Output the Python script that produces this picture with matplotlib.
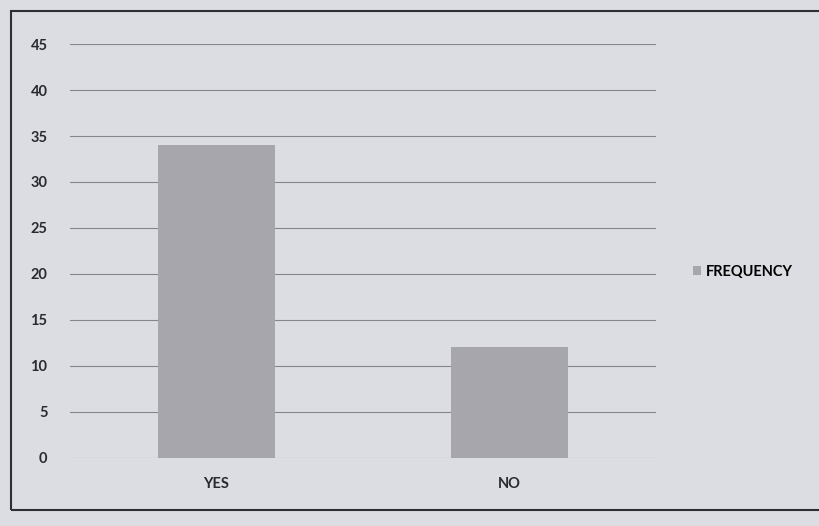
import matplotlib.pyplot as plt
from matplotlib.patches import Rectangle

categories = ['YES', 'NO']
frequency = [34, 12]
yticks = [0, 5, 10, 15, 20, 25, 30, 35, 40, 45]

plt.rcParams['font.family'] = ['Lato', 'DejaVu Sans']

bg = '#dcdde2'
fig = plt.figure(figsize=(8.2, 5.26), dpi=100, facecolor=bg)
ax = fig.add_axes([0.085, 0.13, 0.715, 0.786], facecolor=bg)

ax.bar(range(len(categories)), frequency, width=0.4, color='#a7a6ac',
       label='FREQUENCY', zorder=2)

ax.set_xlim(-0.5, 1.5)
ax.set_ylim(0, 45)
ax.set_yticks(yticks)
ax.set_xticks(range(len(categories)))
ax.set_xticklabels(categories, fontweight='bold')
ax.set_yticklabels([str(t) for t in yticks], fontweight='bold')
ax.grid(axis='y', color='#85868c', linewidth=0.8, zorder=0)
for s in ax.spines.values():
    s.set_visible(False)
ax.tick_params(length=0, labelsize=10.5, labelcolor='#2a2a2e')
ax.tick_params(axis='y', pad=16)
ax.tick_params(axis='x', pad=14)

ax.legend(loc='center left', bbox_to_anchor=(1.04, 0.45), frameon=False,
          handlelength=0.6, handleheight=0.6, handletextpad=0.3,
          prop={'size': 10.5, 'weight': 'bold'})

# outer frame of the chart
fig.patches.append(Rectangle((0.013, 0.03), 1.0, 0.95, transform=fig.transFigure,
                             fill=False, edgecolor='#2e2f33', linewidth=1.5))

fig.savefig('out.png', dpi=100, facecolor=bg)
........
* [WHAT YOU SHOULD DO]: Quote, please, every line of the material above from its start through the line that has "label='FREQUENCY', zorder=2)", reproducing the words exactly and dropping any images.

* [SOLUTION]:
Output the Python script that produces this picture with matplotlib.
import matplotlib.pyplot as plt
from matplotlib.patches import Rectangle

categories = ['YES', 'NO']
frequency = [34, 12]
yticks = [0, 5, 10, 15, 20, 25, 30, 35, 40, 45]

plt.rcParams['font.family'] = ['Lato', 'DejaVu Sans']

bg = '#dcdde2'
fig = plt.figure(figsize=(8.2, 5.26), dpi=100, facecolor=bg)
ax = fig.add_axes([0.085, 0.13, 0.715, 0.786], facecolor=bg)

ax.bar(range(len(categories)), frequency, width=0.4, color='#a7a6ac',
       label='FREQUENCY', zorder=2)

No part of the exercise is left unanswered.